EDITORIAL

 

An item in The Barbados Advocate on Wednesday informed that the current governing Jamaican administration is considering a return to hanging, by which we understand that it is contemplating, after a self-imposed moratorium, the carrying out of the death penalty as punishment for the offence of murder. The headline to the report also indicates that the official Opposition is against this initiative. 
 
Given Jamaica’s embarrassingly high murder rate, and the propensity of regional electorates to believe that every problem has a political cause and solution; it is understandable that an administration would seek to carry out the death penalty, (which remains on the statute books of most regional jurisdictions), to demonstrate its toughness on crime in general and murder in particular.
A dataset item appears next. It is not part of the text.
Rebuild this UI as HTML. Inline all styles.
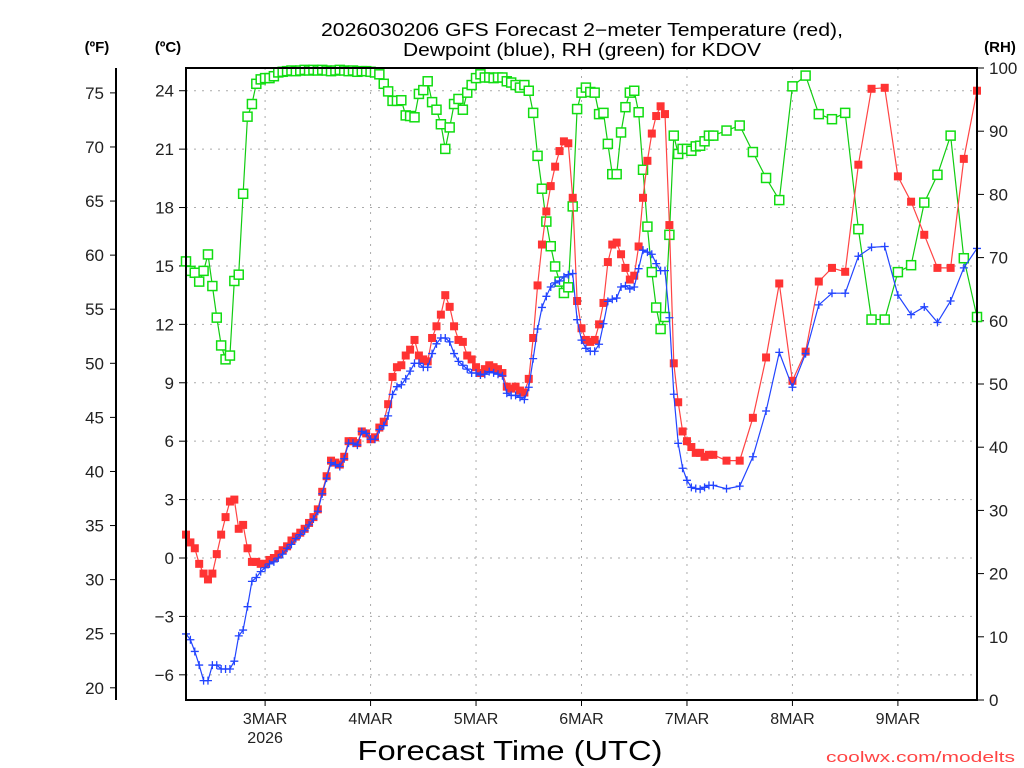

At the same time, it is equally understandable, at least from a partisan political point of view, that the Opposition would oppose this venture lest it should prove successful and provide immediate political capital to the governing administration. We have seen it time and again; most recently in Trinidad & Tobago where, because of the configuration of seats in the Lower House of Parliament, no Opposition support was forthcoming for an administration that sought like Jamaica, to re-introduce capital punishment.
 
According to the Minister of National Security in Jamaica, Mr. Robert Montague, he has instructed the Minister of State in his ministry to “consult with several stakeholders to determine if there are any legal impediments to be addressed”. With due respect, it is clear that Mr. Montague is not yet familiar with comparatively recent legal developments in his own country and elsewhere that have served effectively to put an end to any probability of capital punishment being carried out in the region or Jamaica for some time to come.
 
For one, Jamaica already makes a distinction between two categories of murder; capital murder which carries a sentence of death by hanging, and non-capital murder which renders the perpetrator liable to life imprisonment with a minimum term to be served before parole. Capital murder involves those cases where the victim is a specified individual – police and correctional officers; judges; witnesses; and prosecution counsel; and those instances where the murder was committed in the course of a rape, robbery, burglary or an act of terrorism or where the killing was a contract killing or “hit”. All others are non-capital. Second, it was the decision of the Judicial Committee of the Privy Council on appeal from Jamaica itself in Pratt &Morgan [1993] that severely limited any prospect of capital punishment in the region. Here, their Lordships ruled that the execution of a convicted murderer five years or more after sentence would be cruel and inhuman punishment and therefore unconstitutional.
 
This decision should have lit a fire under those administrations that were desirous of carrying out the death penalty to speed up the post-sentencing process. Moreover, Jamaica acceded to the American Human Rights Convention in 1978 and Barbadians are well aware of that Convention’s take on capital punishment as interpreted by the Inter-American Court of Human Rights [IACHR]. The court has ordered Barbados to amend its Constitution and to remove the mandatory death penalty for murder as it is in violation of Art.2 of the Convention that requires State Parties to legislate so as to assure the rights guaranteed under the Convention, including the right to life.
 
Mr. Montague will hear all this in due course, we expect.